Keynes referred to these psychological factors that make investors jump into the equity market — in the face of deep uncertainty and volatility, as animal spirits. He thought, only a manic, driven, strong-willed person would put capital at risk in periods of high uncertainty and volatility.

When animal spirits are strong, investment is sufficient to maintain aggregate demand; when they lag, aggregate demand falls, and the economy lapses into depression.

It is assumed that the only way people can make investment decisions in an uncertain and extremely volatile environment is if animal spirits guide them.


Source: CARLA TARDI, Animal Spirits, Investopedia, Updated Apr 20, 2019

Importance of Embracing Failing

Everyone, and we mean everyone, experiences failure in life.

The difference is that most successful people have embrace and learned invaluable lessons from failure. Essentially, when they fail; when they embrace failure, they tend to learn lessons from the experience. They tend to grow and mature. They achieve new understandings and perspectives on life, love, business, money, investments, relationships, and people.

You can’t control the volatility of the stock market, market forces, the miserable weather or readers dismal response to your blog post. What you can control is your reaction to it.

We must learn how to embrace failure positively and understand that fearing failure only holds us back from realizing our full potential. By recognizing and accepting that everyone fails, we are better able to embrace failure as a regular part of life. For example, American President Lincoln and British Prime Minister Churchill both failed multiple attempts to get elected to public office until becoming President of the United States and Prime Minister of Great Britain, respectively. Thus, since most of what we learn is from trial and error, beginning when we fall down again and again trying to walk, it’s only natural to recognize that everyone fails … and often.

“Winning is great, sure, but if you are really going to do something in life, the secret is learning how to lose. Nobody goes undefeated all the time. If you can pick up after a crushing defeat, and go on to win again, you are going to be a champion someday.” William Rudolph

Thomas Edison, one of the greatest inventors in modern history, once said, “Genius is one percent inspiration, ninety-nine percent perspiration.” While experimenting on the incandescent light bulb, Edison exclaimed to a reporter’s question, “I have not failed. I’ve just found 10,000 ways that won’t work.” Success typically comes after numerous failures. There’s something magical that happens when you don’t give up.

Failure can be an immense asset if we are trying to improve, grow, learn, or do something new. It’s the necessary feature that precedes nearly all successes.
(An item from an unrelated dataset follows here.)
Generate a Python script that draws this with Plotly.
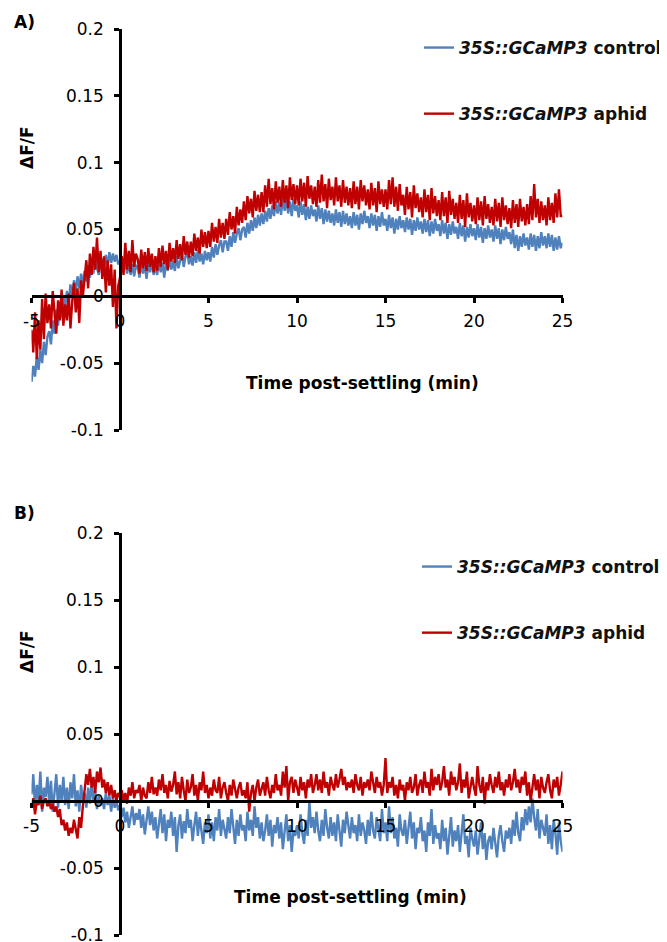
import plotly.graph_objects as go

# Time post-settling (min), sampled every 0.1 min from -5 to 25
T_START, T_STEP = -5.0, 0.1

# ΔF/F values x 1000 (one row = one minute)
control_a_x1000 = [
    -64, -52, -60, -45, -55, -40, -50, -34, -44, -30,
    -26, -36, -18, -28, -10, -22, -4, -16, 0, -8,
    4, -6, 9, 0, 12, 3, 15, 6, 17, 9,
    19, 11, 23, 14, 25, 17, 27, 20, 16, 26,
    28, 21, 31, 23, 33, 25, 32, 26, 31, 24,
    26, 30, 19, 27, 17, 25, 16, 24, 15, 23,
    22, 14, 25, 17, 24, 13, 26, 18, 27, 16,
    23, 16, 27, 18, 25, 14, 26, 19, 28, 20,
    26, 19, 30, 21, 28, 32, 22, 30, 33, 24,
    30, 23, 33, 25, 35, 26, 32, 24, 34, 27,
    33, 26, 37, 29, 39, 31, 38, 42, 33, 41,
    41, 34, 45, 37, 48, 40, 47, 51, 42, 50,
    52, 44, 55, 47, 57, 49, 59, 51, 61, 53,
    62, 54, 64, 56, 66, 58, 68, 60, 71, 62,
    70, 61, 74, 64, 72, 62, 71, 60, 73, 64,
    68, 59, 71, 61, 69, 57, 67, 58, 68, 60,
    65, 56, 68, 58, 66, 54, 65, 56, 64, 55,
    62, 53, 65, 55, 63, 52, 64, 54, 62, 53,
    60, 51, 63, 53, 61, 50, 62, 54, 64, 55,
    60, 51, 62, 53, 61, 49, 60, 52, 63, 53,
    58, 49, 61, 51, 59, 47, 58, 50, 60, 51,
    57, 48, 59, 50, 58, 46, 57, 49, 59, 50,
    56, 47, 58, 48, 57, 45, 56, 47, 58, 49,
    54, 45, 57, 47, 55, 43, 54, 46, 56, 47,
    52, 43, 55, 45, 53, 41, 52, 44, 54, 45,
    51, 42, 54, 44, 52, 40, 51, 43, 53, 44,
    50, 41, 53, 43, 51, 39, 50, 42, 52, 43,
    48, 39, 50, 36, 46, 34, 45, 37, 47, 38,
    44, 35, 47, 37, 46, 34, 45, 36, 48, 38,
    45, 36, 47, 37, 46, 34, 44, 35, 45, 36,
    40,
]

aphid_a_x1000 = [
    -25, -42, -12, -47, -18, -40, -2, -32, 2, -20,
    -6, -24, 4, -14, -28, -3, -18, 5, -22, -6,
    -18, 2, -24, -4, 10, -12, 6, -20, 12, 0,
    14, 27, 6, 32, 16, 37, 20, 44, 18, 34,
    13, 30, 3, 27, 8, 24, -8, 20, -24, 8,
    14, 30, 16, 40, 20, 34, 18, 42, 22, 32,
    28, 17, 35, 21, 33, 19, 36, 22, 32, 18,
    30, 19, 36, 22, 38, 24, 34, 20, 40, 26,
    36, 25, 42, 28, 39, 27, 45, 31, 41, 29,
    41, 30, 47, 34, 44, 32, 50, 37, 48, 36,
    49, 37, 55, 41, 52, 40, 58, 44, 55, 43,
    58, 46, 63, 50, 60, 47, 67, 53, 65, 55,
    71, 57, 75, 62, 73, 59, 79, 64, 76, 63,
    78, 63, 83, 67, 88, 69, 81, 65, 86, 70,
    82, 67, 87, 70, 83, 66, 89, 72, 84, 69,
    83, 68, 88, 71, 85, 67, 90, 73, 83, 69,
    82, 67, 87, 70, 91, 71, 84, 66, 88, 72,
    82, 68, 89, 71, 83, 67, 87, 70, 82, 68,
    81, 66, 86, 69, 82, 65, 87, 71, 83, 68,
    80, 65, 85, 68, 81, 63, 86, 69, 80, 67,
    80, 65, 87, 69, 89, 67, 82, 64, 84, 68,
    76, 61, 82, 65, 78, 59, 83, 66, 77, 63,
    74, 59, 80, 63, 76, 57, 81, 62, 75, 60,
    72, 57, 78, 60, 74, 55, 79, 61, 73, 58,
    70, 55, 76, 58, 72, 52, 77, 59, 70, 56,
    68, 54, 74, 57, 71, 53, 75, 58, 69, 55,
    67, 53, 73, 56, 70, 52, 74, 57, 68, 54,
    66, 51, 72, 55, 69, 52, 73, 56, 67, 53,
    69, 54, 75, 57, 84, 59, 73, 55, 71, 57,
    68, 53, 74, 57, 70, 55, 77, 59, 80, 60,
    60,
]

control_b_x1000 = [
    5, 20, -5, 12, 0, 22, -8, 10, 3, 18,
    -2, 15, -8, 8, 20, -5, 12, 0, 18, -3,
    10, -6, 14, 2, 20, -4, 8, -8, 12, 0,
    6, -5, 10, -2, 14, 0, 8, -6, 4, -3,
    2, -6, 6, -3, 4, -8, 3, -5, 0, -7,
    -3, -12, -5, -16, -8, -20, -10, -4, -18, -9,
    -14, -6, -20, -10, -25, -12, -4, -18, -8, -22,
    -12, -28, -15, -6, -24, -10, -30, -14, -20, -8,
    -26, -12, -38, -18, -10, -28, -15, -24, -6, -20,
    -14, -30, -18, -8, -26, -12, -22, -32, -16, -24,
    -10, -28, -16, -30, -12, -22, -6, -26, -14, -20,
    -28, -12, -24, -6, -20, -32, -14, -26, -10, -22,
    -18, -30, -8, -22, -14, -26, -4, -20, -12, -28,
    -16, -30, -22, -10, -26, -14, -34, -18, -24, -12,
    -28, -16, -36, -20, -10, -30, -18, -38, -22, -26,
    -18, -28, -10, -24, -32, -14, -26, 0, -20, -12,
    -24, -8, -22, -30, -14, -26, -6, -20, -28, -12,
    -26, -16, -30, -10, -22, -34, -14, -24, -8, -20,
    -28, -12, -24, -18, -30, -10, -26, -16, -22, -32,
    -14, -26, -8, -22, -28, -12, -20, -30, -6, -24,
    -16, -30, -4, -24, -12, -28, -20, -34, -10, -22,
    -26, -14, -32, -18, -8, -28, -16, -36, -20, -24,
    -12, -30, -22, -38, -16, -26, -6, -32, -18, -28,
    -24, -36, -14, -30, -20, -40, -26, -12, -34, -22,
    -30, -18, -38, -24, -10, -32, -26, -42, -20, -28,
    -34, -22, -40, -28, -16, -36, -24, -44, -30, -26,
    -36, -20, -32, -42, -26, -18, -30, -38, -22, -28,
    -20, -32, -14, -26, -8, -24, -30, -12, -22, -6,
    -18, -4, -16, 2, -12, -22, -6, -28, -14, -20,
    -26, -10, -32, -18, -36, -14, -24, -40, -16, -30,
    -38,
]

aphid_b_x1000 = [
    -5, 2, -10, 0, -3, 4, -6, 0, 2, -4,
    0, -6, -2, -8, -4, -12, -6, -18, -14, -22,
    -16, -26, -20, -24, -14, -22, -28, -12, -20, -4,
    8, 20, 12, 24, 10, 18, 6, 22, 14, 25,
    10, 16, 6, 14, 4, 12, 2, 8, 0, 6,
    3, 8, 0, 6, -2, 10, 4, 14, 2, 8,
    6, 12, 0, 10, 4, 2, 14, 6, 18, 5,
    10, 4, 16, 8, 20, 6, 12, 2, 15, 7,
    12, 22, 5, 14, 2, 18, 8, 0, 16, 6,
    10, 20, 4, 12, 0, 14, 8, 22, 6, 12,
    2, 10, 4, 16, 8, 6, 18, 2, 10, 14,
    6, 0, 12, 4, 16, 8, 2, 10, 14, 4,
    8, 2, 14, -8, 6, 12, 0, 10, 16, 4,
    10, 14, 4, 18, 8, 2, 12, 6, 20, 8,
    12, 4, 22, 10, 26, 0, 14, 18, 6, 16,
    10, 4, 18, 8, 14, 2, 16, 10, 20, 6,
    12, 20, 8, 16, 6, 22, 10, 14, 4, 18,
    12, 8, 20, 10, 16, 24, 12, 18, 8, 14,
    10, 16, 6, 20, 12, 8, 18, 4, 14, 10,
    16, 8, 22, 12, 6, 18, 10, 14, 4, 12,
    32, 6, 14, 10, 18, 4, 12, 2, 16, 8,
    12, 0, 14, 8, 18, 6, 10, 20, 4, 12,
    16, 6, 22, 10, 14, 4, 24, 8, 18, 12,
    20, 8, 14, 26, 10, 16, 4, 22, 12, 18,
    8, 14, 28, 6, 16, 10, 22, 2, 12, 18,
    10, 4, 26, 12, 6, 18, -2, 14, 8, 20,
    12, 6, 18, 10, 22, 8, 14, 4, 16, 10,
    20, 8, 14, 24, 10, 16, 6, 18, 12, 22,
    4, 14, 0, 12, 20, 8, 16, 2, 18, 10,
    6, 14, 20, 8, 2, 16, 10, 18, 4, 12,
    22,
]

x_tick_vals = [-5, 0, 5, 10, 15, 20, 25]
x_tick_text = ["-5", "0", "5", "10", "15", "20", "25"]
y_tick_vals = [-0.1, -0.05, 0, 0.05, 0.1, 0.15, 0.2]
y_tick_text = ["-0.1", "-0.05", "0", "0.05", "0.1", "0.15", "0.2"]

legend_control = "<b><i>35S::GCaMP3</i> control</b>"
legend_aphid = "<b><i>35S::GCaMP3</i> aphid</b>"

BLUE = "#4F81BD"
RED = "#C00000"
FONT = "DejaVu Sans"
W, H = 667, 942
OFF = 8  # page body margin: figure starts 8 px from the window's edge


def px(x):
    return (x - OFF) / W


def py(y):
    return 1 - (y - OFF) / H


def times_for(vals):
    return [round(T_START + T_STEP * i, 1) for i in range(len(vals))]


def scale(vals):
    return [v / 1000.0 for v in vals]


fig = go.Figure()

LW = 2.4
fig.add_trace(go.Scatter(x=times_for(control_a_x1000), y=scale(control_a_x1000),
                         mode="lines", line=dict(color=BLUE, width=LW),
                         name=legend_control, legendgroup="a1", legend="legend",
                         xaxis="x", yaxis="y"))
fig.add_trace(go.Scatter(x=times_for(aphid_a_x1000), y=scale(aphid_a_x1000),
                         mode="lines", line=dict(color=RED, width=LW),
                         name=legend_aphid, legendgroup="a2", legend="legend",
                         xaxis="x", yaxis="y"))
fig.add_trace(go.Scatter(x=times_for(control_b_x1000), y=scale(control_b_x1000),
                         mode="lines", line=dict(color=BLUE, width=LW),
                         name=legend_control, legendgroup="b1", legend="legend2",
                         xaxis="x2", yaxis="y2"))
fig.add_trace(go.Scatter(x=times_for(aphid_b_x1000), y=scale(aphid_b_x1000),
                         mode="lines", line=dict(color=RED, width=LW),
                         name=legend_aphid, legendgroup="b2", legend="legend2",
                         xaxis="x2", yaxis="y2"))

XR = [-5, 25]
YR = [-0.1, 0.2]
xdom = [px(31.5), px(562.5)]
ydom_a = [py(430), py(29)]
ydom_b = [py(935), py(533)]


def frac(v, r):
    return (v - r[0]) / (r[1] - r[0])


y_axis_pos = xdom[0] + frac(0, XR) * (xdom[1] - xdom[0])
x_axis_pos_a = ydom_a[0] + frac(0, YR) * (ydom_a[1] - ydom_a[0])
x_axis_pos_b = ydom_b[0] + frac(0, YR) * (ydom_b[1] - ydom_b[0])

tickfont = dict(family=FONT, size=17, color="black")
common_x = dict(range=XR, domain=xdom, tickvals=x_tick_vals, ticktext=x_tick_text,
                showgrid=False, zeroline=False, showline=True, linecolor="black",
                linewidth=2.5, ticks="outside", ticklen=5, tickwidth=2.5,
                tickcolor="black", tickfont=tickfont, anchor="free",
                ticklabelstandoff=4, fixedrange=True)
common_y = dict(range=YR, tickvals=y_tick_vals, ticktext=y_tick_text,
                showgrid=False, zeroline=False, showline=True, linecolor="black",
                linewidth=2.5, ticks="outside", ticklen=5, tickwidth=2.5,
                tickcolor="black", tickfont=tickfont, anchor="free",
                position=y_axis_pos, ticklabelstandoff=7, fixedrange=True)

legend_font = dict(family=FONT, size=17, color="#111")
fig.update_layout(
    width=W, height=H, autosize=False,
    margin=dict(l=0, r=0, t=0, b=0, autoexpand=False),
    paper_bgcolor="white", plot_bgcolor="white",
    font=dict(family=FONT, size=17, color="black"),
    xaxis=dict(**common_x, position=x_axis_pos_a),
    yaxis=dict(**common_y, domain=ydom_a),
    xaxis2=dict(**common_x, position=x_axis_pos_b),
    yaxis2=dict(**common_y, domain=ydom_b),
    legend=dict(x=px(419), y=py(30), xanchor="left", yanchor="top",
                bgcolor="rgba(0,0,0,0)", borderwidth=0, tracegroupgap=41,
                font=legend_font, itemwidth=30),
    legend2=dict(x=px(417), y=py(549), xanchor="left", yanchor="top",
                 bgcolor="rgba(0,0,0,0)", borderwidth=0, tracegroupgap=41,
                 font=legend_font, itemwidth=30),
    showlegend=True,
)

titles = [
    dict(text="<b>A)</b>", x=px(12), y=py(22), xanchor="left", yanchor="middle"),
    dict(text="<b>B)</b>", x=px(12), y=py(513), xanchor="left", yanchor="middle"),
    dict(text="<b>ΔF/F</b>", x=px(27), y=py(148), xanchor="center", yanchor="middle", textangle=-90),
    dict(text="<b>ΔF/F</b>", x=px(27), y=py(652), xanchor="center", yanchor="middle", textangle=-90),
    dict(text="<b>Time post-settling (min)</b>", x=px(362), y=py(383), xanchor="center", yanchor="middle"),
    dict(text="<b>Time post-settling (min)</b>", x=px(351), y=py(897), xanchor="center", yanchor="middle"),
]
for t in titles:
    fig.add_annotation(xref="paper", yref="paper", showarrow=False,
                       font=dict(family=FONT, size=17, color="black"), **t)

fig.write_html("out.html")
And, there’s nothing shameful about being wrong, about changing course. Each time it happens we have new options. Problems can become opportunities and new insights to solve old challenges. Deep down we know that our past failures have contributed immensely to our personal growth.

People fail in small ways all the time. To gain the benefits, we have to learned from the failure. The simple truth is – no great success was ever achieved without failure. It may be one seemily life changing failure. Or a series of failures. But, whether we like it or not, failure is a necessary stepping stone to reaching our ultimate goals and achieving our dreams.